Tag Archives: Trundee’s Tool and Tow

Trade Secret – Chapter 4

Clan Ixin’s Tradeship Elthoria, in Jump

In which Jethri’s mother wishes to discuss the future.

I like the story about how Jethri obtained his shirt. I wonder whether returning the defective cookpot was a straightforward transaction, or required a bit of trading skill. I’m also amused, given what we’re told later about some of the crew admiring the figure he cuts while he exercises, that he’s doing so wearing a shirt that promises “Satisfaction Guaranteed” (luckily for him, it’s not likely any of his admirers read Terran script).

Also, since his old calendar is mentioned and this is the kind of thing I notice, I notice that both the shirt and the calendar hail from Trundee’s Tool and Tow, and I wonder if that means they were obtained on the same port, or perhaps that Trundee’s has branches on more than one planet.

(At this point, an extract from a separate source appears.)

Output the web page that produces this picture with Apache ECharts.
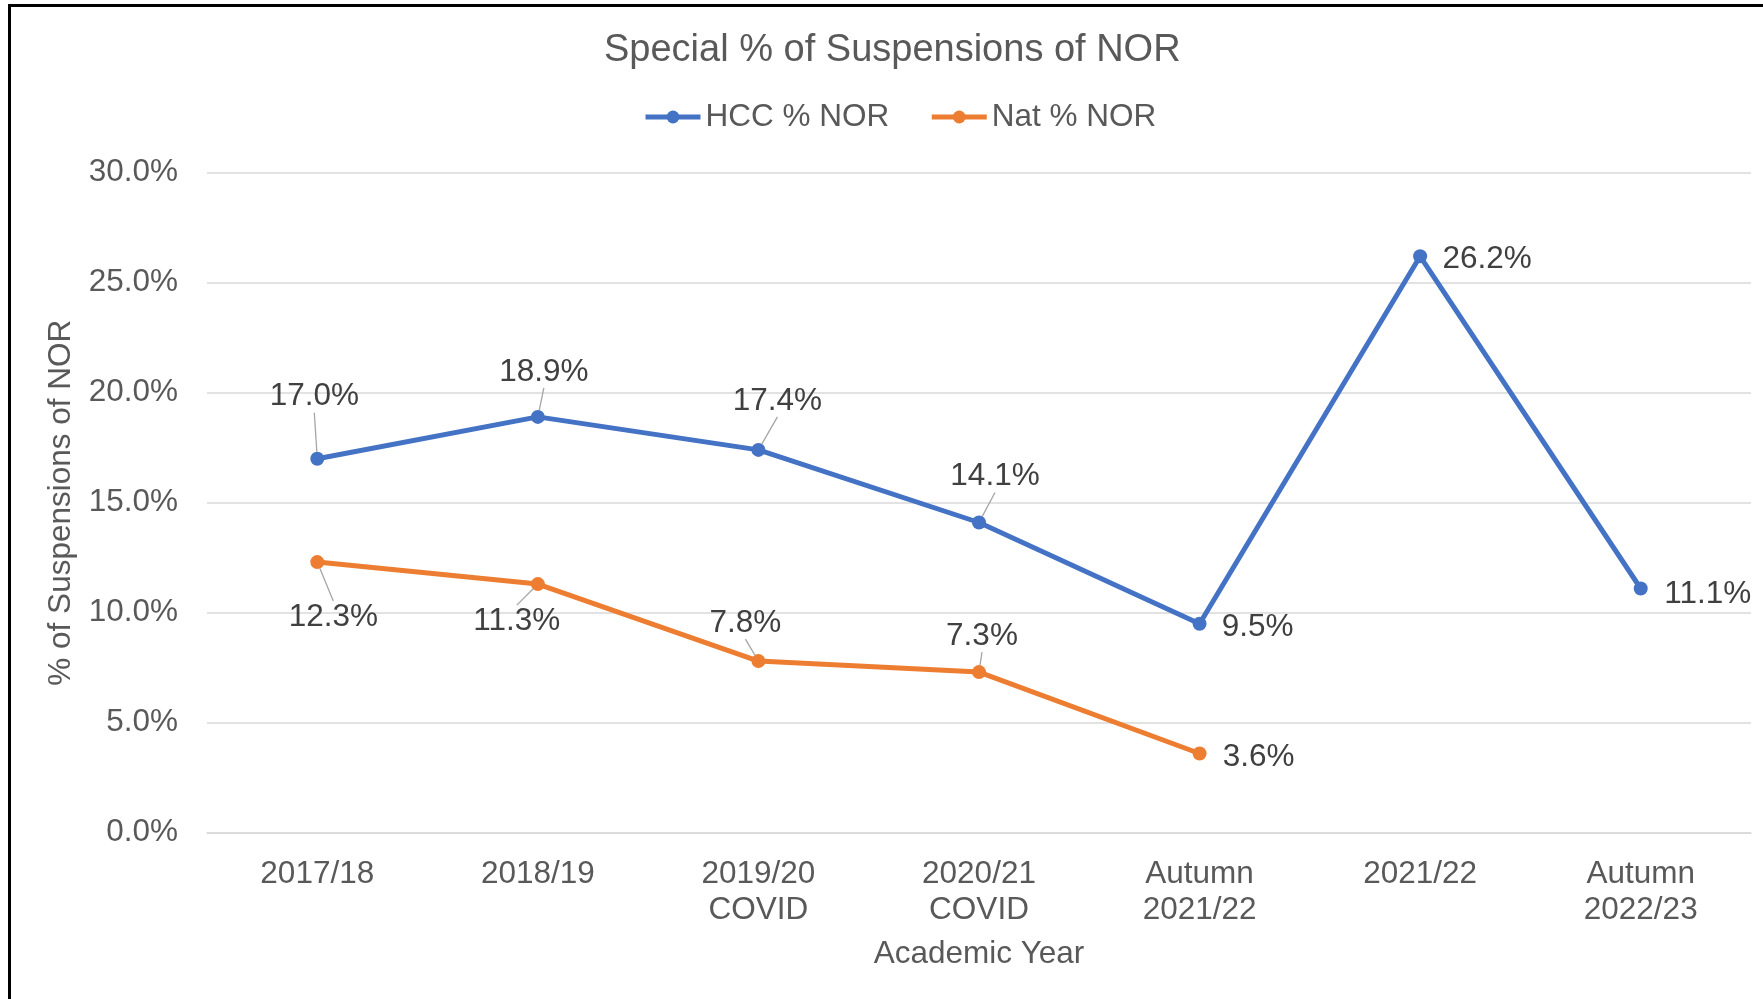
<!DOCTYPE html>
<html>
<head>
<meta charset="utf-8">
<script src="https://cdn.jsdelivr.net/npm/echarts@6/dist/echarts.min.js"></script>
<style>
  html, body { margin: 0; padding: 0; background: #fff; }
  #chart { width: 1763px; height: 999px; }
</style>
</head>
<body>
<div id="chart"></div>
<script>
// data
var years = ['2017/18', '2018/19', '2019/20\nCOVID', '2020/21\nCOVID', 'Autumn\n2021/22', '2021/22', 'Autumn\n2022/23'];
var hccPct = [17.0, 18.9, 17.4, 14.1, 9.5, 26.2, 11.1];
var natPct = [12.3, 11.3, 7.8, 7.3, 3.6, null, null];

// label offsets from each point (centre of label), px
var hccLabelOff = [[-3, -62], [6, -45], [19, -49], [16, -46], [58, 4], [67, 3], [67, 6]];
var natLabelOff = [[16, 55], [-21, 37], [-13, -38], [3, -36], [59, 4]];
var labelOff = [hccLabelOff, natLabelOff];

var font = '"Liberation Sans", Arial, sans-serif';
var txt = '#595959';

function toItems(vals, offs) {
    return vals.map(function (v, i) {
        if (v === null) return null;
        var o = offs[i];
        return {
            value: v,
            labelLine: { show: Math.abs(o[1]) > 20 }
        };
    });
}

var chart = echarts.init(document.getElementById('chart'));
chart.setOption({
    animation: false,
    textStyle: { fontFamily: font },
    graphic: [{
        type: 'rect',
        shape: { x: 9.5, y: 5.5, width: 2000, height: 2000 },
        style: { fill: 'none', stroke: '#000', lineWidth: 3 },
        silent: true
    }],
    title: {
        text: 'Special % of Suspensions of NOR',
        left: 604,
        top: 32,
        padding: 0,
        textStyle: { fontSize: 38, fontWeight: 'normal', color: txt, fontFamily: font }
    },
    legend: {
        left: 638,
        top: 96,
        itemWidth: 55,
        itemHeight: 16,
        itemGap: 40,
        lineStyle: { width: 5 },
        textStyle: { fontSize: 31.5, color: txt, fontFamily: font },
        data: ['HCC % NOR', 'Nat % NOR']
    },
    grid: { left: 207, right: 12, top: 172.7, bottom: 166.3, containLabel: false },
    xAxis: {
        type: 'category',
        data: years,
        boundaryGap: true,
        name: 'Academic Year',
        nameLocation: 'middle',
        nameGap: 106,
        nameTextStyle: { fontSize: 31.5, color: txt, fontFamily: font },
        axisLine: { show: true, lineStyle: { color: '#D9D9D9', width: 1.5 } },
        axisTick: { show: false },
        axisLabel: { fontSize: 31.5, color: txt, margin: 24, lineHeight: 36, interval: 0, fontFamily: font }
    },
    yAxis: {
        type: 'value',
        min: 0,
        max: 30,
        interval: 5,
        name: '% of Suspensions of NOR',
        nameLocation: 'middle',
        nameGap: 127,
        nameTextStyle: { fontSize: 31.5, color: txt, fontFamily: font },
        axisLine: { show: false },
        axisTick: { show: false },
        axisLabel: {
            fontSize: 31.5, color: txt, margin: 29, fontFamily: font, padding: [8, 0, 0, 0],
            formatter: function (v) { return v.toFixed(1) + '%'; }
        },
        splitLine: { lineStyle: { color: '#D9D9D9', width: 1.5 } }
    },
    series: [{
        name: 'HCC % NOR',
        type: 'line',
        data: toItems(hccPct, hccLabelOff),
        color: '#4472C4',
        lineStyle: { width: 5 },
        symbol: 'circle',
        symbolSize: 14,
        label: {
            show: true, position: 'inside', fontSize: 31.5, color: '#404040', fontFamily: font,
            formatter: function (p) { return p.value.toFixed(1) + '%'; }
        },
        labelLine: { lineStyle: { color: '#A6A6A6', width: 1.3 } }
    }, {
        name: 'Nat % NOR',
        type: 'line',
        data: toItems(natPct, natLabelOff),
        color: '#ED7D31',
        lineStyle: { width: 5 },
        symbol: 'circle',
        symbolSize: 14,
        label: {
            show: true, position: 'inside', fontSize: 31.5, color: '#404040', fontFamily: font,
            formatter: function (p) { return p.value.toFixed(1) + '%'; }
        },
        labelLine: { lineStyle: { color: '#A6A6A6', width: 1.3 } }
    }],
    labelLayout: function (params) {
        var o = labelOff[params.seriesIndex][params.dataIndex];
        if (!o) return {};
        return { dx: o[0], dy: o[1] };
    }
});
</script>
</body>
</html>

The Scout has informed Master ven’Deelin that his business concerns clan and kin, and will require not only personal attention but personal attendance. She has taken him to mean her own attention and attendance, and surely she must be right, for I don’t think the Scout would be unclear; but I did wonder for a moment if it was going to be Jethri’s attendance that was called for. We still don’t know why the Scout sent his message to Jethri addressed to “Jethri Gobelyn”. (And I wonder if the Master Trader is aware that he did.)

I notice that when she mentions Tan Sim, Master ven’Deelin always refers to him descriptively, as Jethri’s partner, never by name. It may be nothing, but I wonder if perhaps, considering the state of things between her family and his, there’s a point of melant’i that requires her to avoid acknowledging who he is (at least for the time being).

Balance of Trade – Chapter 2

Day 32
Standard Year 1118

Gobelyn’s Market
Jethri’s Quarters

In which Jethri gets the bad news.

The downside of this being a re-read is that I’m mostly inspired to talk about the things that strike me new or different, so I don’t really have anything to say about the conversation between Jethri and his uncle, which hasn’t changed notably since last time I read it.

The sequence of Jethri and the calendar is a nice bit of characterization, both of Jethri the teenaged boy and Jethri the spacer who’s spent most of his life in a tin can and feels uncomfortable without a ceiling close over his head.

The calendar also offers a worldbuilding hook in itself, or perhaps I should say a worldbuilding bridge; the reader who is familiar with 21st-century Terran garage calendars will find things to recognise in certain aspects of it.

Speaking of which: The Gobelyn family are Terrans, a word which appears here for the first time this re-read.